Стоять или сидеть в плетеном кресле на балконе, любуясь величественной трудовой сутолокой Босфора, можно часами, но свежий ветерок заставил меня ретироваться. Я ушел к себе в номер, бросив прощальный взгляд на круглую, из розового камня, башню минарета, — она возвышалась во дворе рядом с отелем. Именно с ее верхней площадки муэдзин три раза в день призывает правоверных мусульман творить намаз во славу аллаха. Вернее, однако, будет сказать, что это делает не живой муэдзин в своем натуральном виде, а магнитная пленка, на которую записан его жалобный козлетон.

На орбиту технической революции вышел и Ислам!

2

Ровно в десять часов утра, как было условлено, за мной и моими спутниками по путешествию заехали наши новые друзья из Синдиката турецких писателей, и я вернулся в отель лишь к вечеру. Я не пошел вместе со всеми в кино, а решил как следует отдохнуть. Я разделся, лег в постель и по давней своей привычке стал последовательно, кадр за кадром, вспоминать прожитый день.
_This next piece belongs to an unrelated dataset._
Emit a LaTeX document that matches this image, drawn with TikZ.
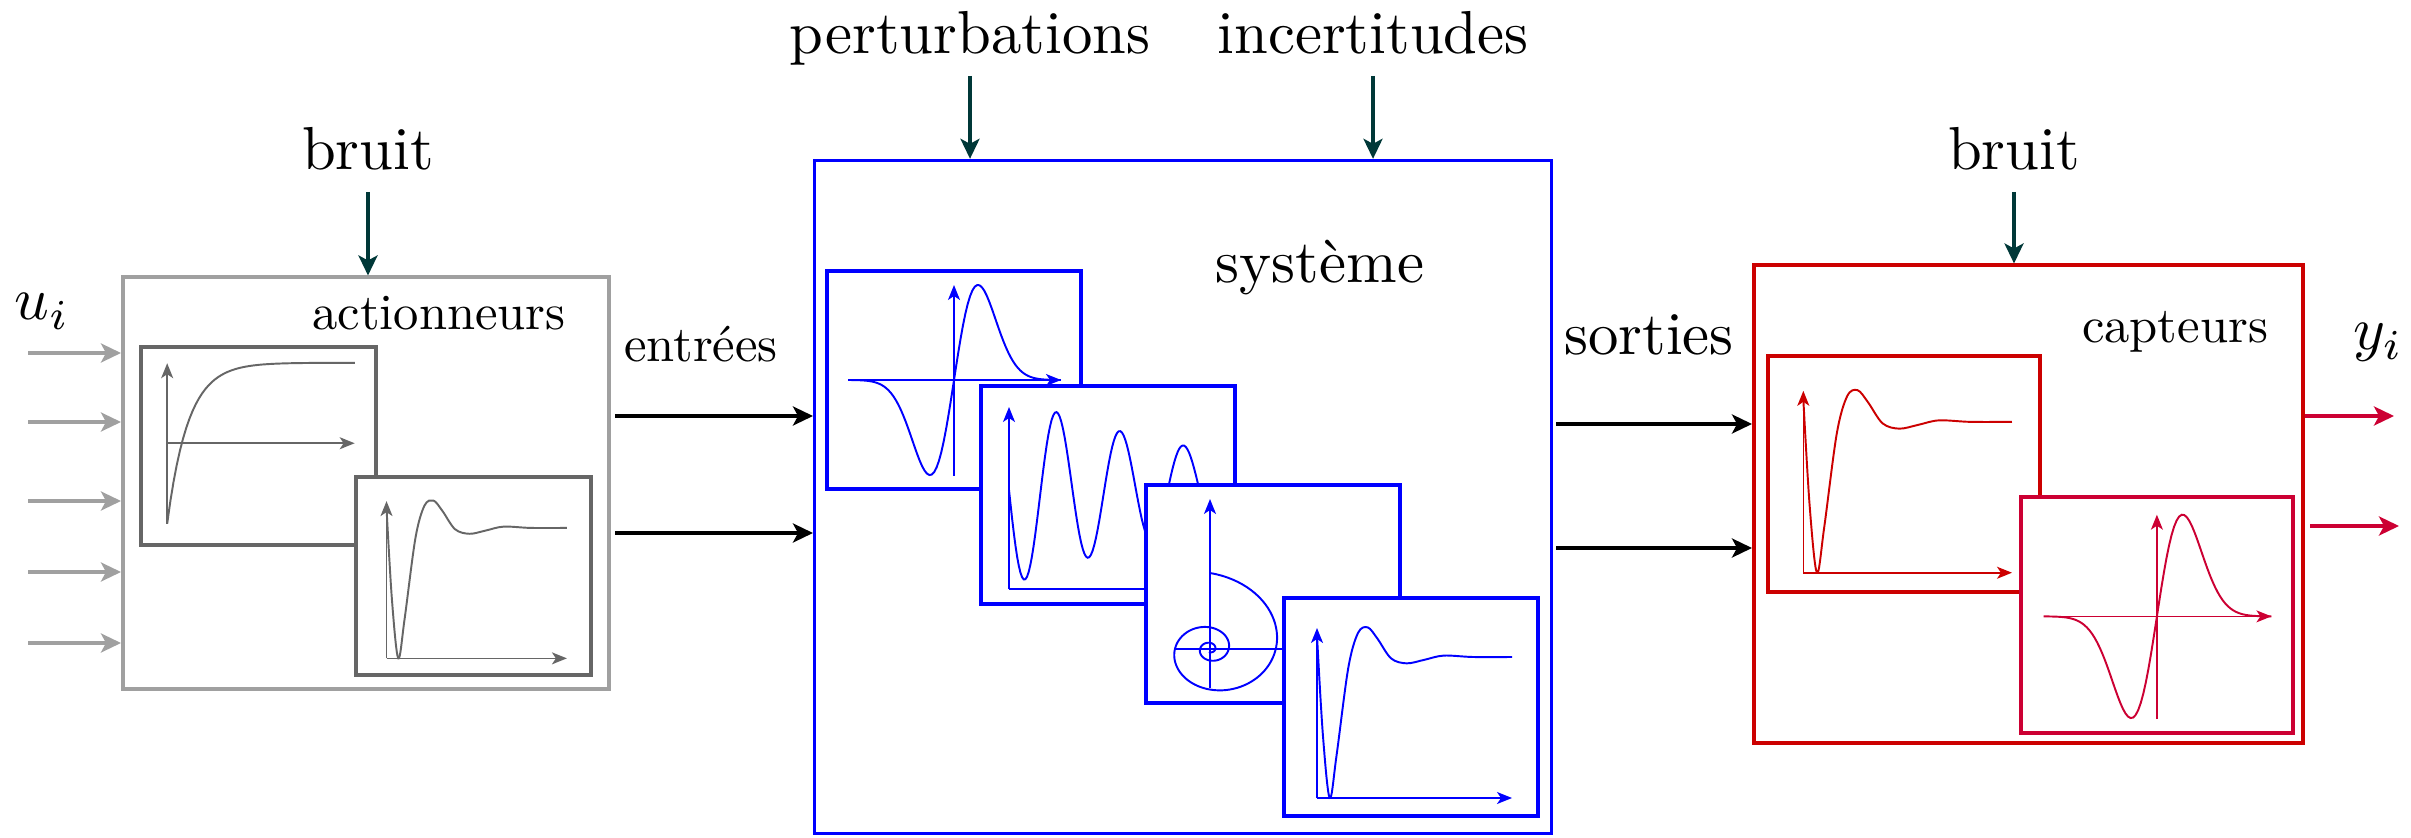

…Утром мы очутились на площади Таксим в центре Стамбула. Площадь была оцеплена полицией. Худощавые горбоносые молодцы с ястребиными глазами в белых шлемах и черных куртках из синтетической ткани с американскими короткими автоматами под мышкой — палец на спусковом крючке! — по трое и по двое разгуливали вокруг площади. Тут же стояли радиофицированные бронетранспортеры. Полицейские офицеры в полевой форме выкрикивали распоряжения, истошно голосили продавцы кебаба, стоя у своих жаровен, смердевших подгорелым бараньим жиром, повсюду шныряли молчаливые бежевые псы, выпрашивая у людей подачки глазами и хвостами.